Synonyms / alternative names
Tilia insularis hort. non Nakai
An exceptional clone producing very abundant large inflorescences; its leaves flush a distinctive yellowish-green. The parent tree grows at Kew (accession number 1929–76801). It derives from a collection made by Ernest Wilson in Japan in 1919 and sent to the Arnold Arboretum, from where the Kew tree was received in 1924 (Grimshaw & Bayton 2009).
In Western horticulture and literature the name T. insularis Nakai is apparently almost exclusively, and erroneously, attached to this plant. This name was applied to the population of Tilia amurensis on the Korean island of Ulleungdo, on the basis of very minor characters, and is not recognised as distinct by Pigott (2012). Pigott (2008) demonstrated that the plant in question is a representative of T. japonica, having five staminodes (generally absent in T. amurensis). Wilson did collect Tilia on Ullungdo in 1919, and the confusion seems to have arisen when his gatherings there and in Japan were conflated at the Arnold Arboretum.

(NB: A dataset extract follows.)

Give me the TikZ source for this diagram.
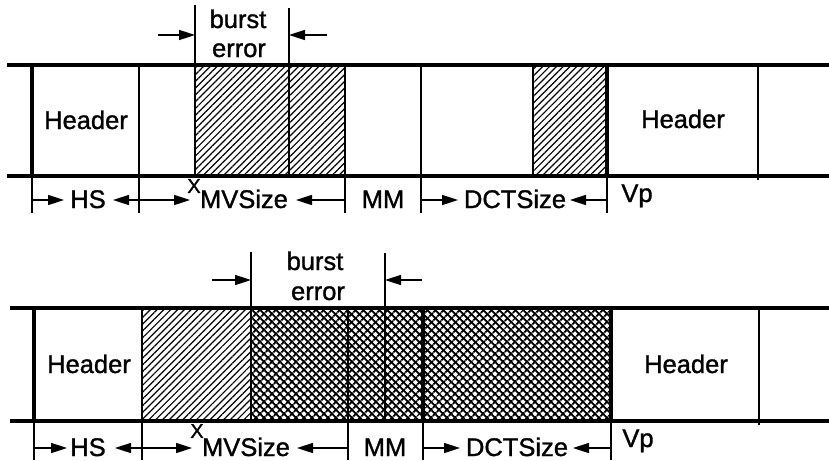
\documentclass[tikz,border=0pt]{standalone}
\usepackage{fontspec}
\setmainfont{Liberation Sans}
\newfontfamily\labelfont[FakeBold=1.2]{Liberation Sans}
\usetikzlibrary{patterns.meta,arrows.meta}

\begin{document}
\begin{tikzpicture}[x=1pt,y=-1pt,
  rail/.style={line width=4pt},
  rule/.style={line width=1.4pt},
  heavy/.style={line width=3.2pt},
  dim/.style={line width=1.6pt,-{Triangle[length=16pt,width=10pt]}},
  lbl/.style={font=\labelfont\fontsize{25.5}{28}\selectfont,inner sep=0pt,anchor=base},
  xsign/.style={font=\labelfont\fontsize{20}{22}\selectfont,inner sep=0pt},
  hatch/.style={pattern={Lines[angle=45,distance=4.8pt,line width=1.2pt]}},
  xhatchA/.style={pattern={Lines[angle=45,distance=5.4pt,line width=2pt]}},
  xhatchB/.style={pattern={Lines[angle=-45,distance=5.4pt,line width=2pt]}}]
\useasboundingbox (0,0) rectangle (829,460);

% ---------------- upper stream ----------------
\fill[hatch] (195,65) rectangle (345,176);
\fill[hatch] (533,65) rectangle (607,176);

\draw[heavy] (32,65) -- (32,176);
\draw[rule] (32,176) -- (32,213);
\draw[rule] (139,65) -- (139,213);
\draw[rule] (195,5) -- (195,176);
\draw[rule] (289,8) -- (289,176);
\draw[rule] (345,65) -- (345,213);
\draw[rule] (421,65) -- (421,213);
\draw[rule] (533,65) -- (533,176);
\draw[heavy] (607,65) -- (607,176);
\draw[rule] (607,176) -- (607,213);
\draw[rule] (758,65) -- (758,180);

\draw[rail] (7,65) -- (829,65);
\draw[rail] (7,176) -- (829,176);

\node[lbl] (h1) at (86,129) {Header};
\node[lbl] (h2) at (683,128) {Header};
\node[lbl] (b1) at (238,28) {burst};
\node[lbl] (e1) at (239,57) {error};

\coordinate (ba1) at (158,35);
\coordinate (bb1) at (195,35);
\coordinate (bc1) at (327,35);
\coordinate (bd1) at (289,35);
\draw[dim] (ba1) -- (bb1);
\draw[dim] (bc1) -- (bd1);

\node[lbl] (hs1) at (88,208) {HS};
\node[lbl] (mv1) at (244,208) {MVSize};
\node[lbl] (mm1) at (383,208) {MM};
\node[lbl] (dc1) at (515,208) {DCTSize};
\node[lbl] (vp1) at (637,202) {Vp};
\node[xsign] (x1) at (194,186) {X};

\coordinate (t1a) at (32,200);
\coordinate (t1b) at (139,200);
\coordinate (t1c) at (345,200);
\coordinate (t1d) at (421,200);
\coordinate (t1e) at (607,200);
\draw[dim] (t1a) -- (64,200);
\draw[dim] (t1b) -- (113,200);
\draw[dim] (t1b) -- (190,200);
\draw[dim] (t1c) -- (296,200);
\draw[dim] (t1d) -- (458,200);
\draw[dim] (t1e) -- (570,200);

% ---------------- lower stream ----------------
\fill[hatch] (142,308) rectangle (251,421);
\fill[xhatchA] (251,308) rectangle (611,421);
\fill[xhatchB] (251,308) rectangle (611,421);

\draw[heavy] (34,308) -- (34,421);
\draw[rule] (34,421) -- (34,460);
\draw[rule] (142,308) -- (142,460);
\draw[rule] (251,252) -- (251,421);
\draw[rule] (348,308) -- (348,460);
\draw[rule] (385,253) -- (385,421);
\draw[heavy] (423,308) -- (423,421);
\draw[rule] (423,421) -- (423,460);
\draw[heavy] (611,308) -- (611,421);
\draw[rule] (611,421) -- (611,460);
\draw[rule] (759,308) -- (759,425);

\draw[rail] (10,308) -- (829,308);
\draw[rail] (10,421) -- (829,421);

\node[lbl] (h3) at (89,373) {Header};
\node[lbl] (h4) at (686,373) {Header};
\node[lbl] (b2) at (315,270) {burst};
\node[lbl] (e2) at (318,300) {error};

\coordinate (ba2) at (212,280);
\coordinate (bb2) at (251,280);
\coordinate (bc2) at (422,280);
\coordinate (bd2) at (385,280);
\draw[dim] (ba2) -- (bb2);
\draw[dim] (bc2) -- (bd2);

\node[lbl] (hs2) at (88,456) {HS};
\node[lbl] (mv2) at (246,456) {MVSize};
\node[lbl] (mm2) at (385,456) {MM};
\node[lbl] (dc2) at (517,456) {DCTSize};
\node[lbl] (vp2) at (638,447) {Vp};
\node[xsign] (x2) at (197,431) {X};

\coordinate (t2a) at (34,448);
\coordinate (t2b) at (142,448);
\coordinate (t2c) at (348,448);
\coordinate (t2d) at (423,448);
\coordinate (t2e) at (611,448);
\draw[dim] (t2a) -- (67,448);
\draw[dim] (t2b) -- (115,448);
\draw[dim] (t2b) -- (192,448);
\draw[dim] (t2c) -- (297,448);
\draw[dim] (t2d) -- (460,448);
\draw[dim] (t2e) -- (573,448);
\end{tikzpicture}
\end{document}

The Kew tree has been extensively propagated and the clone is found in collections across Europe as a grafted tree, usually labelled T. insularis. Since it is now considered to be a representative of T. japonica, a distinctive moniker was desirable, and ‘Ernest Wilson’ has been applied as a cultivar name (Grimshaw 2008). Much the tallest example, planted in 1950 on the north side of Pool Avenue in the Westonbirt National Arboretum, was 23 m, dbh 47 cm in 2014 (Tree Register 2018).
The parental stock remains in cultivation at the Arnold Arboretum, both as original seedlings and grafts from them (Arnold Arboretum 2020). Since these trees do not represent the same clone as the Kew tree, they should not be called ‘Ernest Wilson’.